Never before have people enjoyed as much freedom. On average, Europe is also as rich as it has ever been. What is new and what remains to be fixed?

First and foremost, social media constantly bombards us with news and opinions, whilst providing us with a sense of proximity to our decision makers. At the same time, however, it feels as if the same decision makers do not care about the challenges people face. The problem lies in the fact that everything moves very quickly and that politicians cannot provide us with a sense of security nor the knowledge to solve our problems. Worse yet, there is less time for debate or the involvement of citizens in troubleshooting our democracies.

The ‘slow cooking’ model of democratic processes, as we have known it, simply no longer meets the current needs and expectations of citizens with their problems and worries. What can be done to remedy this?

To begin with, we need to identify the different layer(s) of democracy within which these problems lie and reorganise some of our democratic processes. To successfully face the global challenges facing us, be them climate change, terrorism, migration, and other issues of similar magnitude, our decision-making processes must move beyond consensus to majority on the EU level. The same applies for all institutional bodies involved.

This does not mean that citizens will be left out of the decision-making process. On the contrary, we must ensure that there are channels available to citizens to become well-informed and get as involved in decision-making as possible. This can happen through openness and transparency in the debates leading up to major decisions and in the voting process itself. The Council of Ministers, for example, would be a good place to start. Fearing that this could lead to populism only results in more fake news and blame games, and further disillusionment about the value of democracy.
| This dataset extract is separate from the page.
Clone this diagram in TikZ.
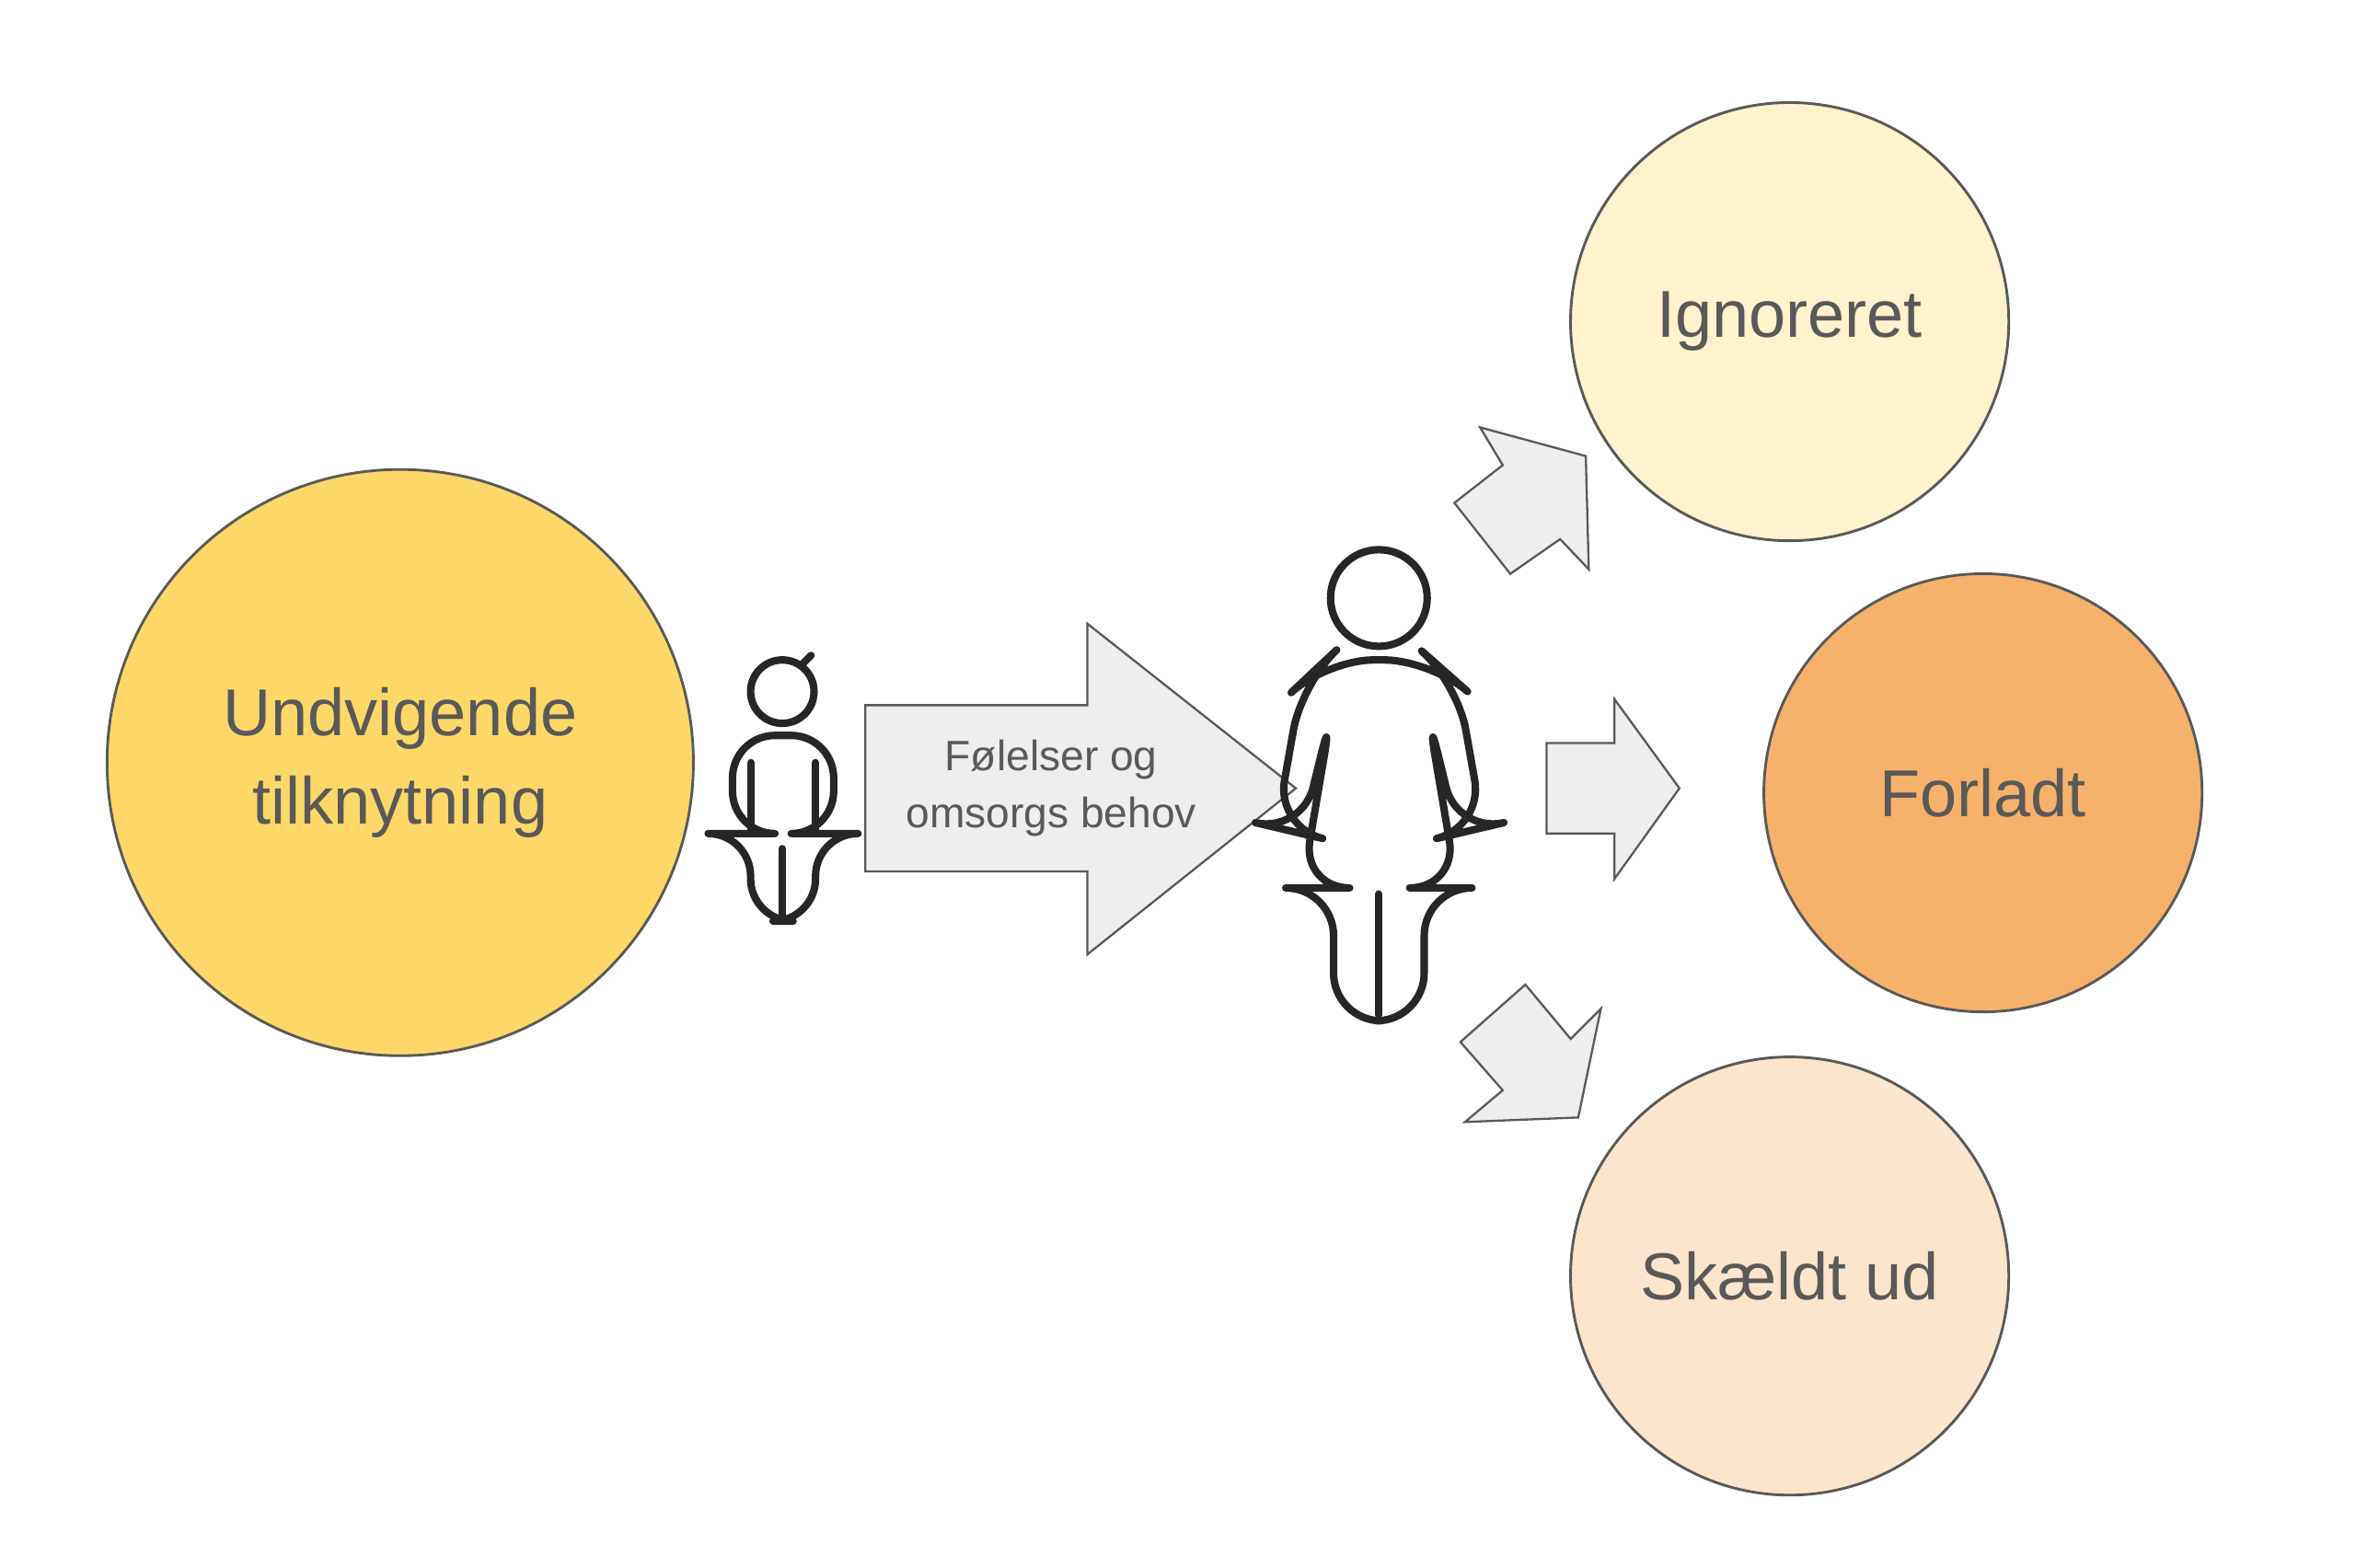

For good reasons, or maybe due to convention, the implementation processes of EU rules are very different in each member state. It would be interesting to see if any of the implementation models result in more or less citizen engagement, and, as a consequence, if changes can be made to incorporate learnings.
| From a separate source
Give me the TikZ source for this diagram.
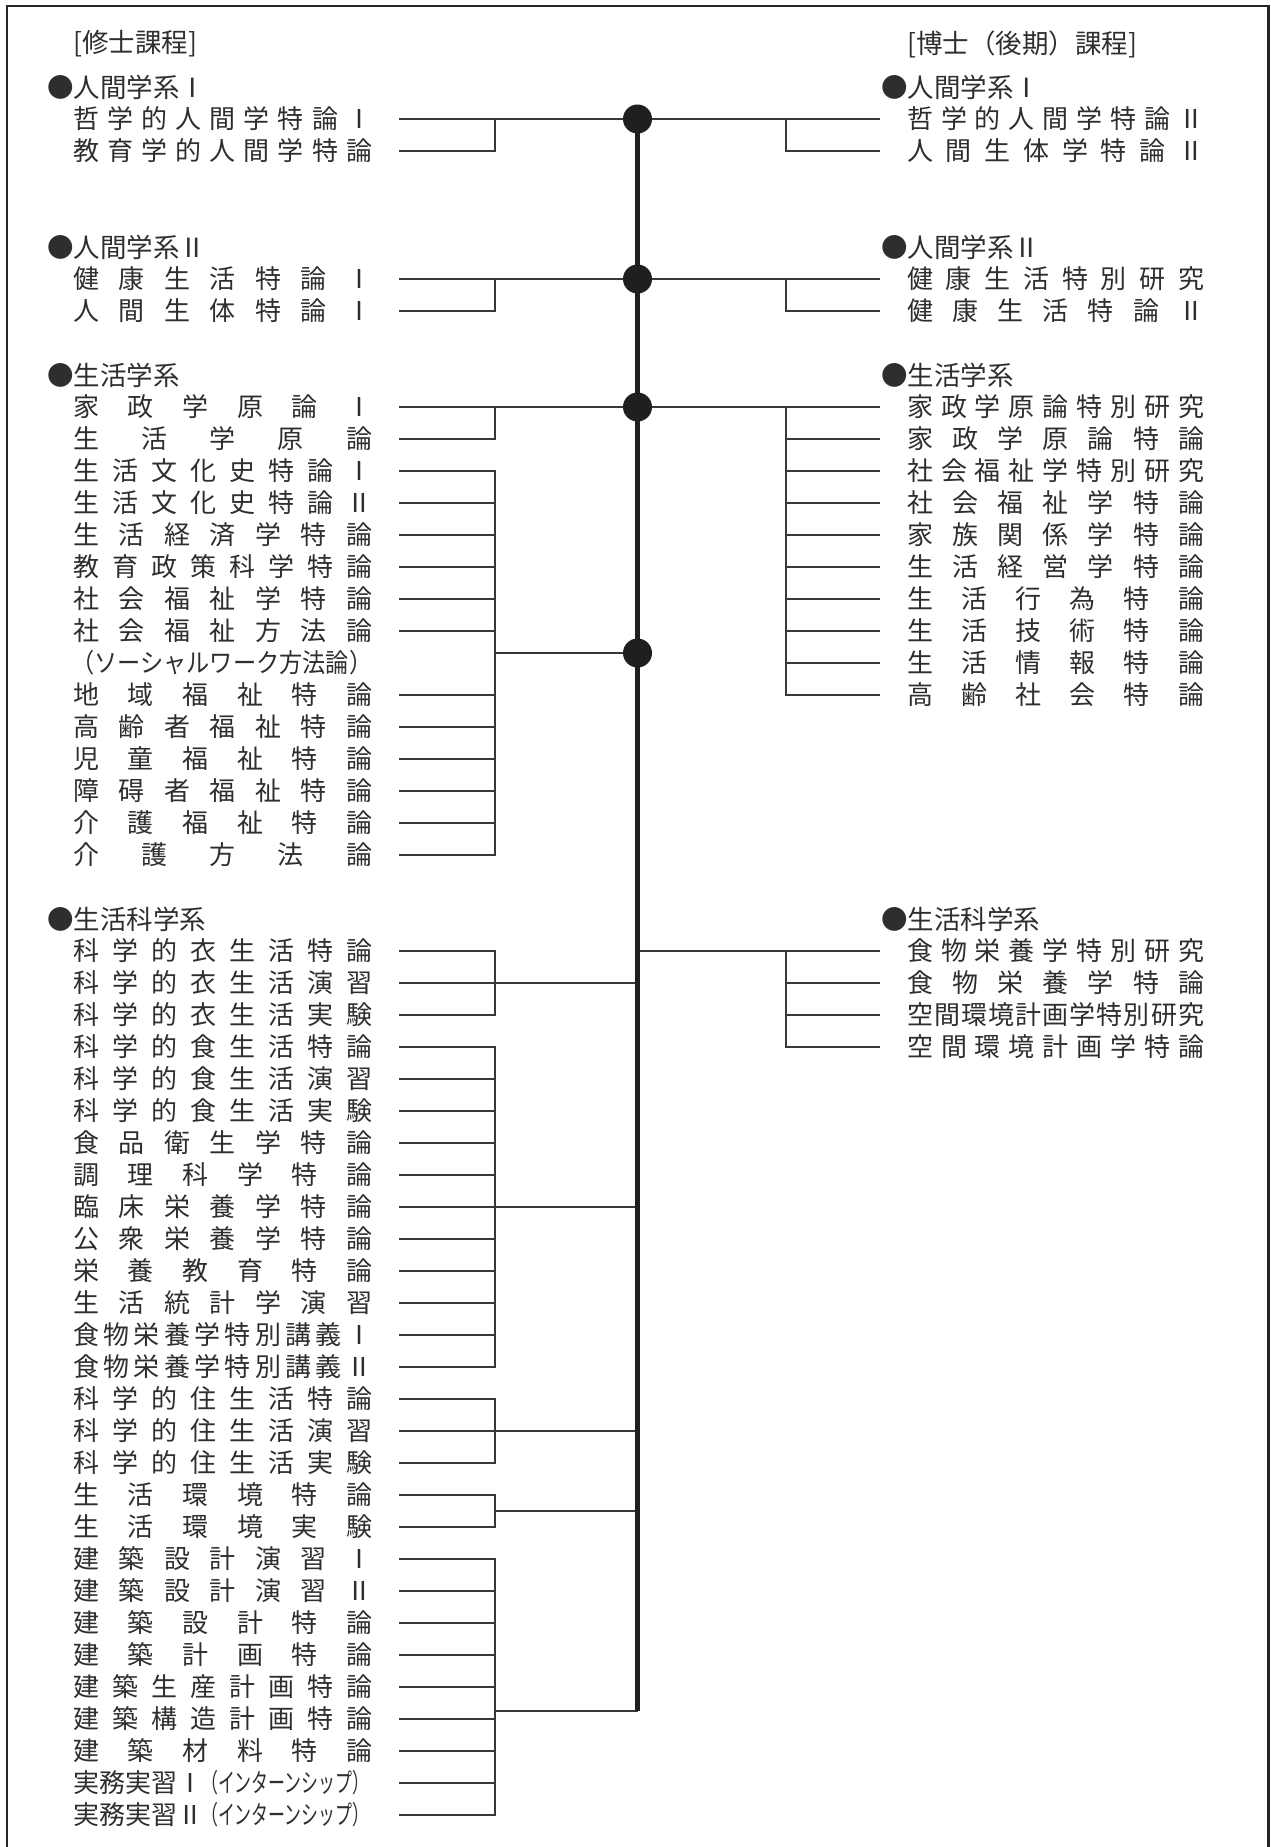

The traditional democratic model only makes sense if politicians remain involved, take the occasionally demanding democratic processes seriously, and if the motivation of far-right politicians to question these processes is scarce. It is sometimes convenient to blame others, with Brexit being the most serious and devastating example.

The demand, therefore, has to come from us: the people. We should be curious to know how our democracy works. We should also be curious enough to corroborate stories and make sure that we are not fooled by fake news – which is amongst the most serious threats –, not  letting us decide our own destiny. How can any of us decide on anything if we are not sure about the facts? This is where education and an independent media become crucial. Not only should we educate our children, but also ourselves as adults. We can take advantage of new technologies to facilitate life-long learning, and perhaps even make a “democracy driver’s license” a mandatory feature for participating in democratic processes, all the while not leaving people with special needs behind.

Some of these ideas might seem bold. But let us not forget that we live in times where bold attempts to disrupt the people-driven democracy that we have developed are both numerous and well-funded. We need to be aware, alert, and on the offensive to protect our freedom and our democracies.

* The Treaty of Lisbon, Article 2: “The Union is founded on the values of respect for human dignity, freedom, democracy, equality, the rule of law and respect for human rights, including the rights of persons belonging to minorities. These values are common to the Member States in a society in which pluralism, non-discrimination, tolerance, justice, solidarity and equality between women and men prevail.”